Save Our Allegheny Ridges
The Meyersdale Wind project in Somerset Co. is typical of many projects built along the top of Pennsylvania’s mountains. The roads and turbine pads fragmented this large block of forest.

The Western Pennsylvania Conservancy, one of the top conservation organizations in the state, collaborated with The Nature Conservancy and Audubon Pennsylvania to develop a Pennsylvania Energy Impacts Assessment in 2010. Although dated, but still relevant today, this study modeled the potential impacts of Marcellus Shale natural gas and wind development in Pennsylvania. These groups understood that not only was the forest removed for energy extraction, but that forest fragmentation reduced the quality and viability of Pennsylvania’s forests.

Sadly, many of the potential impacts described in this report have come true as even more well pads, pipelines, and wind turbine projects intrude on the wild lands and wildlife of Pennsylvania. When the report was published, there were 319 wind turbines in 12 wind projects, mainly on the Allegheny Front and in northeastern PA. The number of turbines has more than doubled to 751 wind turbines. Researchers digitized the amount of impact per turbine and found it to be a total of 15.3 acres of direct and indirect impacts.

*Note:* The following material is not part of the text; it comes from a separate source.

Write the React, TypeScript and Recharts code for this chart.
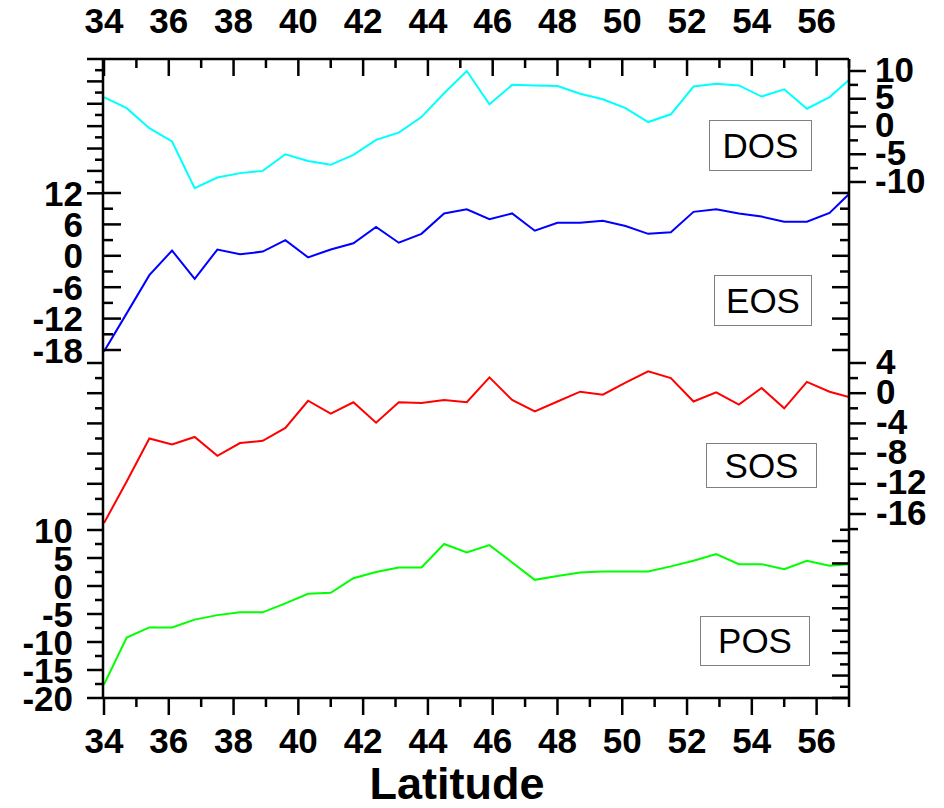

Although calculations showed that projected forest losses and affected forest interior habitats would not be significant, they did conclude that impacts could be significant for individual large forest patches where wind development takes place.

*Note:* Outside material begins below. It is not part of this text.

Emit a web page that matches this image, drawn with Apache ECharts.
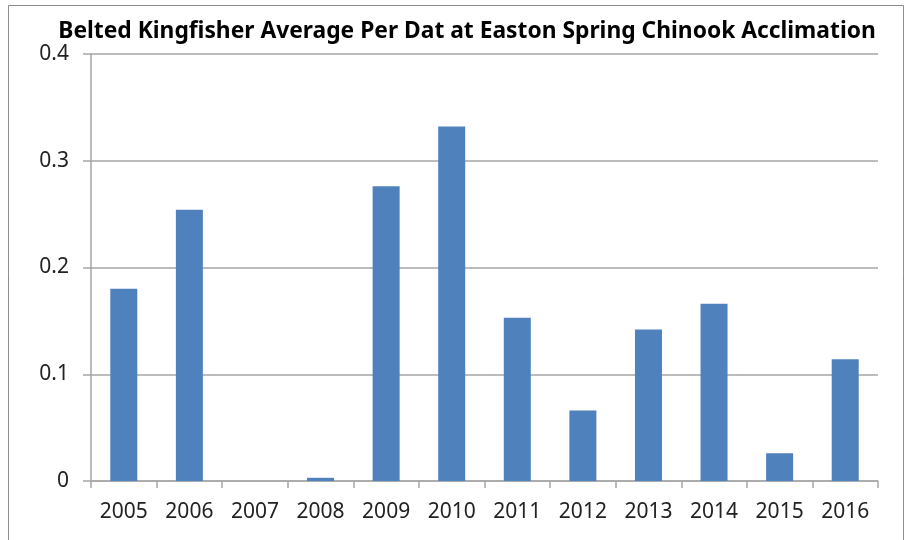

Key Findings of this study did not project a high degree of impact on forest habitats or forest interior bird habitats, but as wind turbines become larger the amount of impact may increase significantly.

Conclusion:

  • Pennsylvania’s forests provide a number of ecological functions, including carbon storage, stormwater reduction, wildlife habitat, and production of clean water that many communities use for drinking water.
  • When forests are removed or degraded for a wind turbine project, which produces only one ecological function – that of carbon reduction – the ecological benefit of forests far outweigh the benefits of industrial wind turbines.
  • The ecological services provided by a healthy forest should be evaluated before a wind project is permitted on a forested mountain.
  • There needs to be an accounting for forest destruction. Some forested mountains should be off-limits to industrial wind development in Pennsylvania.
Save Our Allegheny Ridges
Forests perform many ecological functions. The more forest cover in the watershed, the higher the quality of water.